Example: Your startup raises RM500,000 through a convertible note with a 20% discount and a valuation cap of RM5,000,000. Later, you raise a Series A round of RM3,000,000 at a pre-money valuation of RM7,000,000. The convertible note would convert into Series A shares at a 20% discount to the Series A price, resulting in the noteholders receiving a larger ownership percentage than if they had invested directly in the Series A round.

Managing Multiple Funding Rounds

As your startup progresses through multiple funding rounds, it is essential to keep your cap table organized and up to date. This includes tracking the issuance of new shares, updating ownership percentages, and accounting for any anti-dilution provisions or convertible instruments.

Example: After several funding rounds, your startup’s cap table might look like this:

Co-Founder 1: 3,500,000 shares (25%)

Co-Founder 2: 3,500,000 shares (25%)

Seed Investor: 1,000,000 shares (7.14%)

Series A Investors: 2,000,000 shares (14.29%)

Series B Investors: 3,000,000 shares (21.43%)

ESOP: 1,000,000 shares (7.14%)

Total: 14,000,000 shares (100%)

As the cap table becomes more complex, it is crucial to work closely with your legal and financial advisors to ensure accurate record-keeping and compliance with any contractual obligations.

You may want to consider using equity management software to manage the cap table of your startup.

Best Practices for Cap Table Management

Keep your cap table up to date: Regularly update your cap table to reflect any changes in ownership, such as the issuance of new shares or the exercise of stock options.

Maintain accurate records: Keep detailed records of all equity-related transactions, including purchase agreements, stock option grants, and vesting schedules.

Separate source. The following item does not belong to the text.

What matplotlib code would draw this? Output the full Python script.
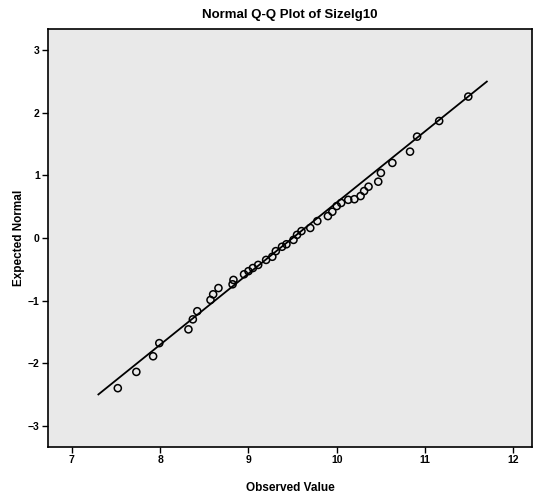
import numpy as np
import matplotlib
matplotlib.use("Agg")
import matplotlib.pyplot as plt

observed = [7.52, 7.73, 7.92, 7.99, 8.32, 8.37, 8.42, 8.57, 8.60, 8.66,
            8.82, 8.83, 8.95, 9.00, 9.05, 9.11, 9.20, 9.27, 9.31, 9.38,
            9.43, 9.51, 9.55, 9.60, 9.70, 9.78, 9.90, 9.95, 10.00, 10.05,
            10.13, 10.20, 10.27, 10.31, 10.36, 10.47, 10.50, 10.63, 10.83, 10.91,
            11.16, 11.49]
expected = [-2.40, -2.14, -1.89, -1.68, -1.46, -1.30, -1.17, -0.99, -0.90, -0.80,
            -0.74, -0.67, -0.58, -0.53, -0.48, -0.43, -0.35, -0.30, -0.21, -0.14,
            -0.10, -0.03, 0.05, 0.11, 0.16, 0.27, 0.35, 0.42, 0.51, 0.56,
            0.61, 0.62, 0.67, 0.75, 0.82, 0.90, 1.04, 1.20, 1.38, 1.62,
            1.87, 2.26]

# reference line (normal fit)
line_mean = 9.5
line_sd = 0.88
line_x = [7.30, 11.70]

xticks = [7, 8, 9, 10, 11, 12]
yticks = [-3, -2, -1, 0, 1, 2, 3]

plt.rcParams['font.family'] = ['Liberation Sans', 'DejaVu Sans']

fig = plt.figure(figsize=(5.34, 5.0), dpi=100)
ax = fig.add_axes([0.090, 0.106, 0.906, 0.836])
ax.set_facecolor('#e9e9e9')

lx = np.array(line_x)
ax.plot(lx, (lx - line_mean) / line_sd, color='black', lw=1.3, zorder=2)
ax.scatter(observed, expected, s=26, facecolors='none', edgecolors='black',
           linewidths=1.1, zorder=3)

ax.set_xlim(6.73, 12.21)
ax.set_ylim(-3.34, 3.34)
ax.set_xticks(xticks)
ax.set_yticks(yticks)
ax.tick_params(axis='both', direction='out', length=4, width=1, labelsize=7.5, pad=2)
for lab in ax.get_xticklabels() + ax.get_yticklabels():
    lab.set_fontweight('bold')

for s in ax.spines.values():
    s.set_linewidth(1.2)

ax.set_title('Normal Q-Q Plot of Sizelg10', fontsize=9.5, fontweight='bold', pad=8)
ax.set_xlabel('Observed Value', fontsize=8.5, fontweight='bold', labelpad=12)
ax.set_ylabel('Expected Normal', fontsize=8.5, fontweight='bold', labelpad=2)

fig.savefig('out.png', dpi=100, facecolor='white')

Communicate with stakeholders: Regularly communicate with your investors, employees, and other stakeholders about the status of your cap table and any significant changes.

Plan for future rounds: When structuring your initial cap table, consider the potential impact of future funding rounds and the dilution that may occur.

Seek professional advice: Work with experienced legal and financial advisors to ensure that your cap table is properly structured and managed.

Conclusion

Effective cap table management is essential for startup founders navigating the complexities of fundraising and equity distribution. By understanding key concepts such as pre-money and post-money valuations, exploring various scenarios, and following best practices, founders can make informed decisions that support their startup’s growth and long-term success.

Remember to keep your cap table organized, communicate with stakeholders, and seek professional advice when needed. With proper cap table management, you can focus on what matters most – building and scaling your startup.

Disclaimer

This article was prepared for educational purposes, and is not meant to serve as legal advice on cap tables. Please consult with a trained lawyer before taking action.